Prompt:
Repeat exactly the lines from the start of the material below up to and including the "0.0015, 0.000745, 0.000745];" line.

Information supplied start

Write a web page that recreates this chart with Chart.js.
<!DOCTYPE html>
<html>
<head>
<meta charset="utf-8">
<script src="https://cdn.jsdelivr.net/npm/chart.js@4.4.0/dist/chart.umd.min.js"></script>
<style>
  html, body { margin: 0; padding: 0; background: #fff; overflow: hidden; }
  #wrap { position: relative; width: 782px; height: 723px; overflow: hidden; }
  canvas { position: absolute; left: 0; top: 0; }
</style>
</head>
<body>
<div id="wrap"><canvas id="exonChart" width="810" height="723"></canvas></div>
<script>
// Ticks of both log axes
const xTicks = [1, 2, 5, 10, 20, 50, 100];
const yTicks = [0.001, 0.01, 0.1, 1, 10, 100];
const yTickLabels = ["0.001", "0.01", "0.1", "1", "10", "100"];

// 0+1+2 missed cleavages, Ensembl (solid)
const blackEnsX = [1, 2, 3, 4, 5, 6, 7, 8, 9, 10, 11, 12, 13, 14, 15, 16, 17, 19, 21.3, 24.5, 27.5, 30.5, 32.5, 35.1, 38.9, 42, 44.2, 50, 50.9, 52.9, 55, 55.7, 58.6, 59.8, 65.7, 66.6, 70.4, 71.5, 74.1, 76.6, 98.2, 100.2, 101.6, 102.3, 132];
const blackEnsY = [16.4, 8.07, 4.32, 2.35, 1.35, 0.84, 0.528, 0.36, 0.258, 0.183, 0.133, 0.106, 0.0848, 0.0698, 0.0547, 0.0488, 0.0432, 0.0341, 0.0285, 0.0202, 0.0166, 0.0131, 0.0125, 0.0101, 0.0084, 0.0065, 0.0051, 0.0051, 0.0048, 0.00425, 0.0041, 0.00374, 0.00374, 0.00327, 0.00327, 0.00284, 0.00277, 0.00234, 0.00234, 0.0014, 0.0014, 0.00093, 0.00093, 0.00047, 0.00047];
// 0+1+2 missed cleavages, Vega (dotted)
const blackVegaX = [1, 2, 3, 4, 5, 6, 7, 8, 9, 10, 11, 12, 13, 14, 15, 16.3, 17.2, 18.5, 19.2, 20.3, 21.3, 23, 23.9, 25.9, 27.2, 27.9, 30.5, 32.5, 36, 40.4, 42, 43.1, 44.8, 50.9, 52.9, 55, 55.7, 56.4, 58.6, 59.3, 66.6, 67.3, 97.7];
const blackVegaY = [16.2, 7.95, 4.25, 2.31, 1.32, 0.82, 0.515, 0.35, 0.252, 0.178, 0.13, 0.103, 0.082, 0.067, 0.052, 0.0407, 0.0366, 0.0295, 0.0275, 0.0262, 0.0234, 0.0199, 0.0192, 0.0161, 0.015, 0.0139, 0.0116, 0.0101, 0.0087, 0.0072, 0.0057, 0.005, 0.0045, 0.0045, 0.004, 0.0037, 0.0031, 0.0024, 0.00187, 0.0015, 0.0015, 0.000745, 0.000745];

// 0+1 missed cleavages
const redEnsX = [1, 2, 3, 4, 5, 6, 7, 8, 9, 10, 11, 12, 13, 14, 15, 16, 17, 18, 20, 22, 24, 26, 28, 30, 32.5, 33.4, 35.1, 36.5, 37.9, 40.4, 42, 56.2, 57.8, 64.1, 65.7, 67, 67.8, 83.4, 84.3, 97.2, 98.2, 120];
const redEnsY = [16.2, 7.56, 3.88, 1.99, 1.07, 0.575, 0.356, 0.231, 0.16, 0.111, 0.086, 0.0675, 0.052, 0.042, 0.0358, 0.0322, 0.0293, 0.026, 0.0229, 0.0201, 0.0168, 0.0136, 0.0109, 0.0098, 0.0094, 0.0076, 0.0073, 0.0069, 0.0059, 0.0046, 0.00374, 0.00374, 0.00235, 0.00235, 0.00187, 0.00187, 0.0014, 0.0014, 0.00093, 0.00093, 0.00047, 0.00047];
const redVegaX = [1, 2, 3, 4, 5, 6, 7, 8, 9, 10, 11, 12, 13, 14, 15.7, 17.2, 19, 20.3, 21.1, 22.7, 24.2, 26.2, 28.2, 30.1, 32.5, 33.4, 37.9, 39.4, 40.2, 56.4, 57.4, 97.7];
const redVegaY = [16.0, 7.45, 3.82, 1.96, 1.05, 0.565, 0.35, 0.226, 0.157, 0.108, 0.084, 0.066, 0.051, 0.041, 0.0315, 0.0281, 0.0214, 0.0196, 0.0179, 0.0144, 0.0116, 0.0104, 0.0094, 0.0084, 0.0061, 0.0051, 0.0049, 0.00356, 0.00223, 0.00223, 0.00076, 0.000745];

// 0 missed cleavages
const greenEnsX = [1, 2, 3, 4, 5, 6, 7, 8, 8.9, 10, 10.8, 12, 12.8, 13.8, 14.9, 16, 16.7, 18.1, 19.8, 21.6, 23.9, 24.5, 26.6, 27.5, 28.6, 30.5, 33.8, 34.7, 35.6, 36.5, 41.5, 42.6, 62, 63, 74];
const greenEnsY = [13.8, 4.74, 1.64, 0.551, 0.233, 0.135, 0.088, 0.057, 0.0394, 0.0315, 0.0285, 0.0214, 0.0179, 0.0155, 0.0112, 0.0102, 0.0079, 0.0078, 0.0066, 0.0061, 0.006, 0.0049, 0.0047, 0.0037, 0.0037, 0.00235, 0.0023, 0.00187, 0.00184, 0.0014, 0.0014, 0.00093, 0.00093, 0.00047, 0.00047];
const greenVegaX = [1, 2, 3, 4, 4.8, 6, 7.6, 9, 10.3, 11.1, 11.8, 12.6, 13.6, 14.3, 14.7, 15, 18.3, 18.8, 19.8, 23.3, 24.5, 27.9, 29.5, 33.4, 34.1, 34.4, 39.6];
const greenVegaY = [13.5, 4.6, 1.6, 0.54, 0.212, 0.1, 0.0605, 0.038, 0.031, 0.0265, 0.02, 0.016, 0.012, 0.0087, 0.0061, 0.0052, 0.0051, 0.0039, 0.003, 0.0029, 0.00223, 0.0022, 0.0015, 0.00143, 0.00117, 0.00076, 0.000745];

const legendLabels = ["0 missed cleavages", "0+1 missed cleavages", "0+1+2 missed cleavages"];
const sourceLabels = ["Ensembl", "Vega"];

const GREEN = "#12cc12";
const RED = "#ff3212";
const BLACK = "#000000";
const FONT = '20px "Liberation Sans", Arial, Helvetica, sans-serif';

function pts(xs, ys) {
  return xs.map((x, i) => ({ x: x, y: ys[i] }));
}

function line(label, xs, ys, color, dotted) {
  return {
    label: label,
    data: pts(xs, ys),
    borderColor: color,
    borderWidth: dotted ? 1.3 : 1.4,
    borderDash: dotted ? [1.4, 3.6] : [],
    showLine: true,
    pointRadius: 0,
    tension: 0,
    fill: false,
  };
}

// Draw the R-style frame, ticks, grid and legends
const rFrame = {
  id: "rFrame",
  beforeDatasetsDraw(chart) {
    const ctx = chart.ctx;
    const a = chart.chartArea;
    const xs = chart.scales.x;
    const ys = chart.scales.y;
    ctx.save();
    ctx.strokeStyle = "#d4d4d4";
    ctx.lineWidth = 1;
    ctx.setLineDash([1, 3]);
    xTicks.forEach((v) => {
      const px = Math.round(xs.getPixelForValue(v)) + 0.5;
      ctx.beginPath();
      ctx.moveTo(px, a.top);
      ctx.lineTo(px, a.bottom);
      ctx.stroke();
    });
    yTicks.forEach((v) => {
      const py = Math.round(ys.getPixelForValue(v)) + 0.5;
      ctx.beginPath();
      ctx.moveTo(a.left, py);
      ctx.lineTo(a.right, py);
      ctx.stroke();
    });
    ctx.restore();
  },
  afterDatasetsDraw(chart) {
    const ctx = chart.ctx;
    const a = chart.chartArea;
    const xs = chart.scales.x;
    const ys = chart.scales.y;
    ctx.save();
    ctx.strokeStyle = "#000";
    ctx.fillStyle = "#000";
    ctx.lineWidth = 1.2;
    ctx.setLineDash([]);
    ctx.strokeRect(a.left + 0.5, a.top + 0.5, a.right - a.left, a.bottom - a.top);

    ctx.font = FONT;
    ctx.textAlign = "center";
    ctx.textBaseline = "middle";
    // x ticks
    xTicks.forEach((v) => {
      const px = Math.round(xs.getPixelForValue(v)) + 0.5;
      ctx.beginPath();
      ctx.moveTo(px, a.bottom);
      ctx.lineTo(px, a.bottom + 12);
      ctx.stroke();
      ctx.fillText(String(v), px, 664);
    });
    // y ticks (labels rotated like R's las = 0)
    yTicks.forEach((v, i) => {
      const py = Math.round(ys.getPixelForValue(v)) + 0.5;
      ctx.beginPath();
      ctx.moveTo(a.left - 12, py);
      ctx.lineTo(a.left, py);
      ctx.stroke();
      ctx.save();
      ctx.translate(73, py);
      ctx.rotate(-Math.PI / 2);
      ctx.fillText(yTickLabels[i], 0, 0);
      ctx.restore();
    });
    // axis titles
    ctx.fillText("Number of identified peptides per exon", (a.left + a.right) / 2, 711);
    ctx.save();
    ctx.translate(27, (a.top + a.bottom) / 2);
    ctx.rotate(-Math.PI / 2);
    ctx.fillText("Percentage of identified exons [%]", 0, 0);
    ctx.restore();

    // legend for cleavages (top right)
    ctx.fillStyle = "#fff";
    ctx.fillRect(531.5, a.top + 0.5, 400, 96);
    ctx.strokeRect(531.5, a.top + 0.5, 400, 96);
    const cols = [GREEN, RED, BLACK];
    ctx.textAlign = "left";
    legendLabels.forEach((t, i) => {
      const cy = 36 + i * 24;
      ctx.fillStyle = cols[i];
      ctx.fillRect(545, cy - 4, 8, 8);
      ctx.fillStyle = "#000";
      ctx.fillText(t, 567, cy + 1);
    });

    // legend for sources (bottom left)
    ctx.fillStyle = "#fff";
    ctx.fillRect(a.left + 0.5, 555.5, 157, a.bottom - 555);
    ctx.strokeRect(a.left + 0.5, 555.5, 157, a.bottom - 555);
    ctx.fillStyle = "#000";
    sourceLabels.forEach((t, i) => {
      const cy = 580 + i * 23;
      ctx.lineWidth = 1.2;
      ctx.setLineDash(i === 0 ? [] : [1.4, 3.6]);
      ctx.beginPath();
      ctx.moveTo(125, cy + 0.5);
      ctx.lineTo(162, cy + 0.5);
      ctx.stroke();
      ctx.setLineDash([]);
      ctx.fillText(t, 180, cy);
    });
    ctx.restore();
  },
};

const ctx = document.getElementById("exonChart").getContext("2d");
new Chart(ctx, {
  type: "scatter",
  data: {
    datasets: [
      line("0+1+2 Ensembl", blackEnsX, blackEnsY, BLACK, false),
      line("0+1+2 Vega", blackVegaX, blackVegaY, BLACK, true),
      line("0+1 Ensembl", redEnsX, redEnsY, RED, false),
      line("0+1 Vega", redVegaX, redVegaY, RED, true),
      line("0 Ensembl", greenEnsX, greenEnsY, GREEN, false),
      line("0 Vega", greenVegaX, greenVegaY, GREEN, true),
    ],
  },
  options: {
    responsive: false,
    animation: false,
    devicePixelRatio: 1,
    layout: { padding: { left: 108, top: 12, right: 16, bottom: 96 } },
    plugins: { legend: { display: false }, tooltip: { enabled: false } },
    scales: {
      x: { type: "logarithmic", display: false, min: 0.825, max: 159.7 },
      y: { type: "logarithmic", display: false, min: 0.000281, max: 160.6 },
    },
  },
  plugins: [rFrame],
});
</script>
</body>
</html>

Information supplied end

Worked answer:
Write a web page that recreates this chart with Chart.js.
<!DOCTYPE html>
<html>
<head>
<meta charset="utf-8">
<script src="https://cdn.jsdelivr.net/npm/chart.js@4.4.0/dist/chart.umd.min.js"></script>
<style>
  html, body { margin: 0; padding: 0; background: #fff; overflow: hidden; }
  #wrap { position: relative; width: 782px; height: 723px; overflow: hidden; }
  canvas { position: absolute; left: 0; top: 0; }
</style>
</head>
<body>
<div id="wrap"><canvas id="exonChart" width="810" height="723"></canvas></div>
<script>
// Ticks of both log axes
const xTicks = [1, 2, 5, 10, 20, 50, 100];
const yTicks = [0.001, 0.01, 0.1, 1, 10, 100];
const yTickLabels = ["0.001", "0.01", "0.1", "1", "10", "100"];

// 0+1+2 missed cleavages, Ensembl (solid)
const blackEnsX = [1, 2, 3, 4, 5, 6, 7, 8, 9, 10, 11, 12, 13, 14, 15, 16, 17, 19, 21.3, 24.5, 27.5, 30.5, 32.5, 35.1, 38.9, 42, 44.2, 50, 50.9, 52.9, 55, 55.7, 58.6, 59.8, 65.7, 66.6, 70.4, 71.5, 74.1, 76.6, 98.2, 100.2, 101.6, 102.3, 132];
const blackEnsY = [16.4, 8.07, 4.32, 2.35, 1.35, 0.84, 0.528, 0.36, 0.258, 0.183, 0.133, 0.106, 0.0848, 0.0698, 0.0547, 0.0488, 0.0432, 0.0341, 0.0285, 0.0202, 0.0166, 0.0131, 0.0125, 0.0101, 0.0084, 0.0065, 0.0051, 0.0051, 0.0048, 0.00425, 0.0041, 0.00374, 0.00374, 0.00327, 0.00327, 0.00284, 0.00277, 0.00234, 0.00234, 0.0014, 0.0014, 0.00093, 0.00093, 0.00047, 0.00047];
// 0+1+2 missed cleavages, Vega (dotted)
const blackVegaX = [1, 2, 3, 4, 5, 6, 7, 8, 9, 10, 11, 12, 13, 14, 15, 16.3, 17.2, 18.5, 19.2, 20.3, 21.3, 23, 23.9, 25.9, 27.2, 27.9, 30.5, 32.5, 36, 40.4, 42, 43.1, 44.8, 50.9, 52.9, 55, 55.7, 56.4, 58.6, 59.3, 66.6, 67.3, 97.7];
const blackVegaY = [16.2, 7.95, 4.25, 2.31, 1.32, 0.82, 0.515, 0.35, 0.252, 0.178, 0.13, 0.103, 0.082, 0.067, 0.052, 0.0407, 0.0366, 0.0295, 0.0275, 0.0262, 0.0234, 0.0199, 0.0192, 0.0161, 0.015, 0.0139, 0.0116, 0.0101, 0.0087, 0.0072, 0.0057, 0.005, 0.0045, 0.0045, 0.004, 0.0037, 0.0031, 0.0024, 0.00187, 0.0015, 0.0015, 0.000745, 0.000745];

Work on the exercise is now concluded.